Cuando éste arrancó les deseé suerte, convencida. Creo que ese gordito podrá ser bueno si esa chica grandota llega a creer que él abandonará la bebida cuando ella se lo pida. Lo creo de verdad. Lo que me mueve a imaginarlos felices comiendo milanesas en la casita de material del consejero es el ardor restaurador de aquella voz masculina que se elevaba por sobre el griterío, más clara y eficaz que cualquier banderola con los agujeros intactos, y su tenacidad reflexiva que, en efecto, prometía respeto.
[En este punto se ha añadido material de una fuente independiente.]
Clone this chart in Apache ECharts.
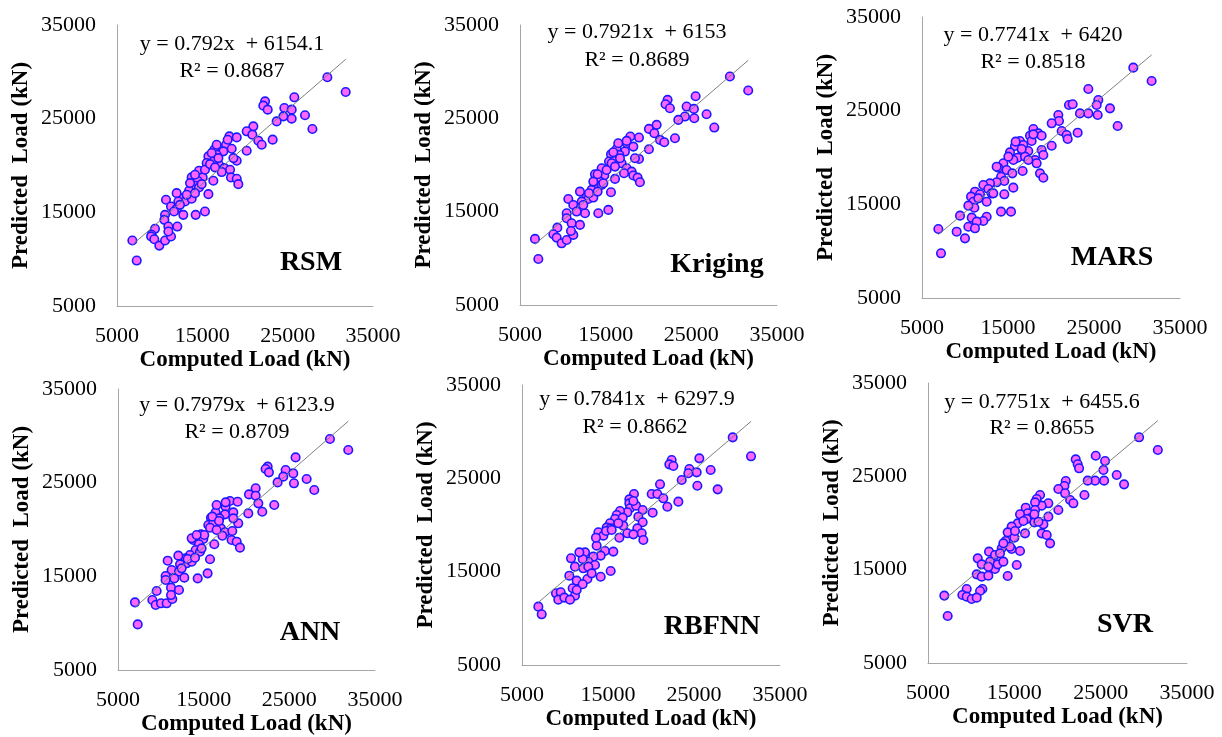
<!DOCTYPE html>
<html>
<head>
<meta charset="utf-8">
<script src="https://cdn.jsdelivr.net/npm/echarts@6/dist/echarts.min.js"></script>
<style>
html,body{margin:0;padding:0;background:#fff;}
#chart{width:1222px;height:737px;}
</style>
</head>
<body>
<div id="chart"></div>
<script>
// ---- Data (Computed Load kN, Predicted Load kN) ----
const modelNames = ["RSM", "Kriging", "MARS", "ANN", "RBFNN", "SVR"];
const slopes = [0.792, 0.7921, 0.7741, 0.7979, 0.7841, 0.7751];
const intercepts = [6154.1, 6153, 6420, 6123.9, 6297.9, 6455.6];
const equationLabels = ["y = 0.792x  + 6154.1", "y = 0.7921x  + 6153", "y = 0.7741x  + 6420",
                        "y = 0.7979x  + 6123.9", "y = 0.7841x  + 6297.9", "y = 0.7751x  + 6455.6"];
const r2Labels = ["R² = 0.8687", "R² = 0.8689", "R² = 0.8518", "R² = 0.8709", "R² = 0.8662", "R² = 0.8655"];
const axisTicks = [5000, 15000, 25000, 35000];
const xTitle = "Computed Load (kN)";
const yTitle = "Predicted  Load (kN)";

const rsmPoints = [[6800,11990],[7310,9850],[29650,29420],[31800,27850],[22350,26850],[22150,26390],[22660,25960],[25780,27280],[24610,26140],[25470,25960],[25470,25000],[27030,25360],[27900,23900],[24500,25250],[23710,24710],[20980,24180],[20200,23650],[20860,23290],[21560,22650],[21960,22220],[23240,22760],[20200,21580],[18170,23110],[19030,23000],[17780,22220],[18440,21790],[17460,21510],[16410,21690],[16680,21150],[15710,20970],[15510,20260],[16950,20080],[16290,20440],[17580,19720],[18250,19550],[19030,20510],[18360,18730],[19030,18580],[19220,18010],[17270,19300],[16290,18370],[14610,19440],[13750,18730],[15040,18730],[14450,18370],[14220,17840],[13440,17300],[14610,17660],[15710,16940],[12770,16520],[11990,17050],[12970,16160],[13750,16450],[12190,16160],[10740,16340],[11330,15620],[11990,15370],[12770,14730],[10630,14730],[10550,14200],[15310,15090],[14220,14730],[11020,13480],[12070,13480],[9450,13240],[9060,12600],[9000,12420],[9370,12130],[9960,11450],[10630,11990],[11330,12420],[11020,12950],[11680,15090],[12380,15800],[13170,16870],[14140,17050],[14920,18010],[15310,19550],[15900,20150],[16680,22220],[17970,22750],[16100,21330],[16880,20790],[16490,19800],[18640,20790],[13560,18120],[14140,19010]];
const krigingPoints = [[6750,12080],[7140,9930],[29500,29480],[31640,27980],[22230,26980],[21990,26510],[22500,26080],[25500,27370],[24450,26260],[25300,26010],[25340,25010],[26780,25440],[27680,24010],[24250,25190],[23480,24830],[20950,24300],[20050,23870],[20680,23400],[21340,22690],[21840,22440],[23090,22870],[20050,21690],[17880,23050],[18890,22940],[17450,22330],[18230,21970],[17250,21440],[16280,21720],[16590,21080],[15620,21150],[15390,20370],[16860,20190],[16010,20440],[17450,19650],[18030,19290],[18890,20650],[18230,18870],[18730,18650],[19000,18150],[17140,19120],[16090,18510],[14530,19650],[13750,19010],[14840,18870],[14340,18220],[14060,17690],[13360,17330],[14530,17870],[15620,17080],[12780,16610],[12000,17150],[12970,16360],[13560,16510],[12200,16080],[10640,16360],[11220,15720],[12120,15440],[12590,14830],[10450,14830],[10450,14290],[15310,15190],[14140,14830],[11030,13760],[12000,13580],[9360,13290],[8890,12580],[9280,12220],[9860,11610],[10450,11970],[11220,12510],[10950,12930],[11610,15010],[12390,15720],[13050,16970],[14060,17150],[14730,18040],[15110,19470],[15700,20190],[16470,22330],[17450,22580],[15890,21370],[16670,20720],[16090,19830],[18420,20720],[13560,18220],[14060,19010]];
const marsPoints = [[6900,12370],[7210,9770],[29570,29590],[31700,28170],[24340,27310],[22090,25600],[22520,25680],[25500,26140],[25310,25600],[24340,24710],[23370,24710],[25430,24540],[26860,25250],[27750,23360],[20850,24540],[20930,23900],[20080,23650],[21240,22830],[21820,22400],[21940,21970],[23100,22650],[20080,21260],[17950,23040],[18530,22580],[18910,22330],[17560,22330],[17750,21760],[16390,21760],[16780,21330],[15810,21230],[15230,20550],[16670,20690],[16120,19980],[17360,20690],[16980,20090],[18910,20800],[19110,20270],[18140,19730],[18330,19380],[18720,18310],[19110,17840],[16700,18560],[17360,19730],[15620,19730],[14460,19380],[13880,18910],[14840,18660],[15500,18310],[14190,17950],[14570,17490],[15620,16780],[13680,17350],[12910,17240],[12130,17060],[12710,16640],[13100,16170],[11160,16350],[11740,16070],[12520,15280],[10700,15820],[10970,15280],[11090,14640],[10390,14860],[12520,13680],[12130,13220],[14190,14220],[15350,14220],[9420,13790],[10780,13580],[11360,13150],[10390,12610],[11160,12440],[9030,12080],[10000,11370],[11550,15640],[13680,19020],[15040,20090],[16590,20910],[15890,21690],[17950,22470],[14570,16070],[13290,16170]];
const annPoints = [[6980,12220],[7300,9870],[29740,29660],[31880,28490],[22470,26710],[22230,26460],[22620,26100],[25730,27700],[24570,26350],[25460,25990],[25540,24930],[27020,25390],[27910,24220],[24290,25640],[23630,25030],[21070,24400],[20290,23750],[21070,23610],[21380,22790],[21840,21900],[23240,22620],[20210,21720],[18070,23040],[18960,22970],[17560,22440],[18460,21830],[17490,21620],[16400,21830],[16830,21190],[15850,21260],[15540,20480],[17020,20120],[16120,20660],[17490,19700],[18340,19840],[19040,20660],[18260,18880],[18850,18700],[19240,18060],[17180,19340],[16240,18420],[14690,19480],[13790,18880],[14960,18990],[14450,18420],[14060,17810],[13400,17280],[14570,17630],[15740,16820],[12900,16920],[12040,17210],[13010,16390],[13600,16560],[12240,16280],[10800,16670],[11260,15670],[12120,15500],[12740,14860],[10560,15030],[10560,14610],[15460,15320],[14300,14780],[11190,13790],[12120,13540],[9510,13430],[9010,12470],[9400,11940],[10020,12120],[10680,12120],[11340,12580],[11190,13000],[11570,14780],[12430,15850],[13130,16850],[13990,16990],[14760,17990],[15070,19410],[15740,20190],[16510,22610],[17560,22900],[16010,21370],[16790,20910],[16510,19950],[18460,21190],[13600,19060],[14180,19410]];
const rbfnnPoints = [[6900,11250],[7290,10430],[29500,29390],[31630,27360],[22400,26960],[22130,26500],[22600,26320],[25620,27140],[24460,26000],[25310,25640],[25390,24210],[26940,25890],[27750,23820],[24340,25540],[23570,24820],[21050,24360],[20080,23320],[20740,23320],[21430,22860],[21900,21960],[23180,22500],[20190,21320],[18020,23320],[17480,22750],[17480,22320],[17560,21790],[17250,21360],[18260,22070],[19030,21610],[16400,21500],[16010,21070],[15810,20640],[16710,20790],[15230,20180],[14840,19720],[13880,19220],[14460,18860],[15310,19640],[16780,19930],[17250,19110],[16320,18640],[18530,20890],[19030,20290],[18410,19640],[18920,19110],[19110,18390],[17950,19000],[13680,17790],[14650,17220],[15620,17150],[14150,16720],[12330,17070],[13290,16610],[12710,16070],[12050,16360],[10700,16430],[11160,15540],[12130,15360],[13490,15720],[12710,15540],[10500,14570],[15310,15070],[14150,14460],[12600,14220],[11360,14040],[12050,13650],[10890,13220],[11160,12430],[8950,12680],[9500,12790],[9220,12000],[9920,12220],[10580,12000],[11360,13040],[11670,17070],[13100,14820],[14770,19360],[13600,18640],[16200,20180],[17950,22570],[15430,19470]];
const svrPoints = [[6890,12220],[7280,10040],[29450,29180],[31620,27820],[22110,26820],[22340,26290],[22500,25860],[24430,27210],[25510,26640],[25320,25680],[24350,24540],[25400,24540],[26860,25140],[27710,24140],[23500,24540],[20960,24500],[20800,23960],[20100,23640],[20880,23180],[21460,22460],[21840,22110],[23120,23000],[20100,21390],[17980,23000],[17590,22570],[18940,22110],[18170,21860],[17400,22210],[17400,21390],[16320,21640],[16550,21040],[15660,20930],[16820,20500],[16430,20430],[17320,20070],[18940,20680],[18370,19860],[18170,18890],[18750,18710],[19140,17820],[16240,18890],[15390,19960],[14690,19610],[14230,19000],[15000,18430],[13990,18070],[13540,17290],[14690,17210],[15660,17000],[12070,16930],[12760,16570],[13340,16750],[10760,16210],[11220,15570],[12190,15860],[12760,15070],[13070,15570],[10640,14500],[11220,14250],[11990,14360],[14230,14320],[15280,15500],[11300,12930],[11030,12720],[9480,12930],[8980,12290],[9480,12110],[10060,11860],[10640,12000],[11990,15320],[13730,15860],[14500,17460],[15080,19140],[16050,20210],[17790,20140],[17320,20930],[13730,17820]];
const allPoints = [rsmPoints, krigingPoints, marsPoints, annPoints, rbfnnPoints, svrPoints];

// ---- Layout (pixels) ----
const panels = [
  {grid:{left:117,top:25,width:256,height:281}, eq:[232,44], r2:[232,71], label:[311,263]},
  {grid:{left:520,top:25,width:257,height:280}, eq:[637,32], r2:[637,60], label:[717,265]},
  {grid:{left:922,top:17,width:258,height:281}, eq:[1033,35], r2:[1033,62], label:[1112,258]},
  {grid:{left:118,top:389,width:257,height:281}, eq:[237,405], r2:[237,432], label:[310,633]},
  {grid:{left:522,top:385,width:258,height:280}, eq:[637,399], r2:[635,427], label:[712,627]},
  {grid:{left:928,top:383,width:259,height:280}, eq:[1042,402], r2:[1042,428], label:[1125,625]}
];

const SERIF = "'Liberation Serif','Times New Roman',serif";
const axisMin = axisTicks[0], axisMax = axisTicks[axisTicks.length-1];
const axisInterval = axisTicks[1] - axisTicks[0];
const plainNumber = v => String(Math.round(v));

const grids = [], xAxes = [], yAxes = [], series = [], graphics = [];
panels.forEach((p, i) => {
  grids.push(Object.assign({containLabel:false}, p.grid));
  const common = {
    gridIndex: i, type: 'value', min: axisMin, max: axisMax, interval: axisInterval,
    axisLine: {show: true, onZero: false, lineStyle: {color: '#a6a6a6', width: 1}},
    axisTick: {show: false}, splitLine: {show: false},
    nameLocation: 'middle',
    nameTextStyle: {fontFamily: SERIF, fontWeight: 'bold', fontSize: 23, color: '#000'}
  };
  xAxes.push(Object.assign({}, common, {
    name: xTitle, nameGap: 43,
    axisLabel: {fontFamily: SERIF, fontSize: 22, color: '#000', margin: 19, formatter: plainNumber}
  }));
  yAxes.push(Object.assign({}, common, {
    name: yTitle, nameGap: 84,
    axisLabel: {fontFamily: SERIF, fontSize: 22, color: '#000', margin: 21, formatter: plainNumber}
  }));
  const pts = allPoints[i];
  series.push({
    type: 'scatter', xAxisIndex: i, yAxisIndex: i, data: pts,
    symbol: 'circle', symbolSize: 8.5, silent: true,
    itemStyle: {color: '#ff66ff', borderColor: '#1a1aff', borderWidth: 1.6, opacity: 1},
    z: 2
  });
  const xs = pts.map(d => d[0]);
  const x0 = Math.min.apply(null, xs), x1 = Math.max.apply(null, xs);
  series.push({
    type: 'line', xAxisIndex: i, yAxisIndex: i, symbol: 'none', silent: true,
    data: [[x0, slopes[i]*x0 + intercepts[i]], [x1, slopes[i]*x1 + intercepts[i]]],
    lineStyle: {color: '#7f7f7f', width: 1}, z: 3
  });
  const txt = (t, pos, size, weight) => ({
    type: 'text', x: pos[0], y: pos[1], silent: true, z: 10,
    style: {text: t, font: weight + ' ' + size + 'px ' + SERIF, fill: '#000',
            align: 'center', verticalAlign: 'middle', textAlign: 'center', textVerticalAlign: 'middle'}
  });
  graphics.push(txt(equationLabels[i], p.eq, 22, 'normal'));
  graphics.push(txt(r2Labels[i], p.r2, 22, 'normal'));
  graphics.push(txt(modelNames[i], p.label, 28, 'bold'));
});

const chart = echarts.init(document.getElementById('chart'), null, {renderer: 'canvas'});
chart.setOption({
  animation: false,
  backgroundColor: '#fff',
  grid: grids, xAxis: xAxes, yAxis: yAxes, series: series, graphic: graphics
});
</script>
</body>
</html>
Porque debo aclarar que mi fascinación por los pasacalles resulta anecdótica en comparación con mi maravilla ante el deseo filosofante del hombre argentino. No hay pasión que no incluya una meditación sobre la vida, del estilo ya citado: no a gozar, mi negra, sino: Un hombre que te dé tu lugar. Varón/ pa´ quererte mucho /varón/ pa´desearte el bien. Dudo que, en caso de entenderla, una declaración oída en la estación de Basel, Suiza, hubiera llegado a mis oídos envuelta en semejantes consideraciones sobre la existencia. Y para ser sinceros, hasta dudo que una declaración cualquiera hubiera perturbado en ese sitio el ritmo de los relojes.
Lo que vuelve harapos el amor no es la pobreza, muy por el contrario. Mientras el tren arrancaba recordé la conocida frase, dicha por no sé quién: el amor es el lujo de los pobres.